Samakuva não tem dúvidas de que a
sobrevivência do Futungo está nas estruturas sombrias da indústria do petróleo.
«Não há separação entre o privado e o estado», disse ele. «Não há
transparência. Ninguém conhece os bens do Sr. Eduardo dos Santos e da sua
família.» Perguntei‐lhe sobre uma
empresa em particular. «Acho que é a chave de todo o apoio que é dado ao Sr.
Eduardo dos Santos, ao seu governo.» Como pode uma empresa dar um apoio tão
vital, perguntei. «Só podemos especular. É tudo obscuro.»

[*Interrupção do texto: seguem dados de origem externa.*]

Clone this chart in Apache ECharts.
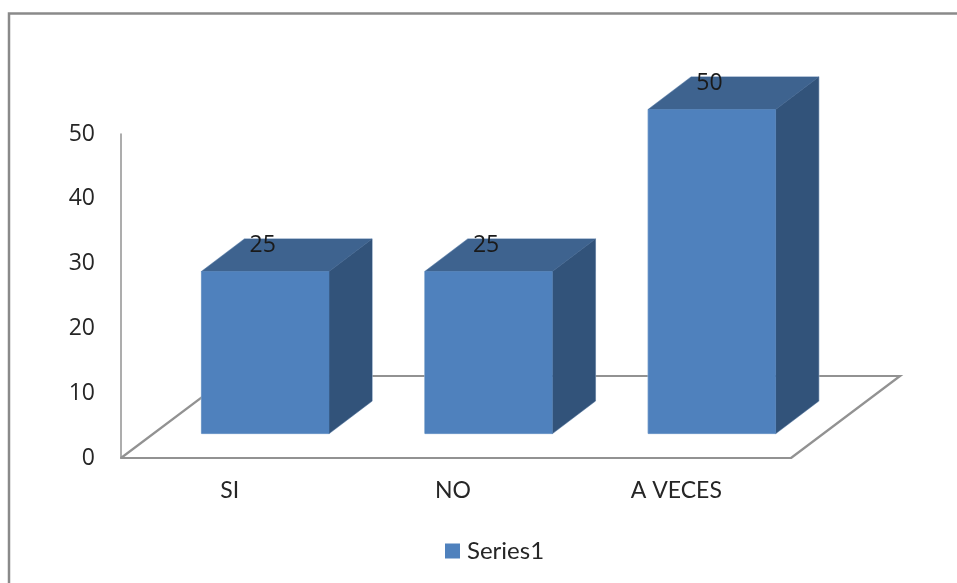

A empresa de que falava Samakuva opera
na torre dourada Luanda One. É a empresa irmã da China International Fund, cuja
bandeira se encontra sobre a entrada e que angariou milhares de milhões para
projetos de infraestruturas sob condições não reveladas, entre eles a expansão
do Kilamba. A Cobalt, a Nazaki e outros grupos petrolíferos têm escritórios nos
andares inferiores, mas os andares do topo estão reservados para a empresa que
Samakuva tinha em mente — a China Sonangol. Desde 2004, a China Sonangol
acumulou participações numa dúzia de empreendimentos petrolíferos angolanos,
incluindo alguns dos mais prolíficos, bem como uma fatia da mina de diamantes
mais rica do país. A Sonangol, a empresa estatal de petróleo que é o motor
financeiro do Futungo, detém 30 por cento da China Sonangol. O resto pertence
ao bando de investidores baseados em Hong Kong que é conhecido como o Queensway
Group e é dirigido por um chinês de barba e óculos chamado Sam Pa.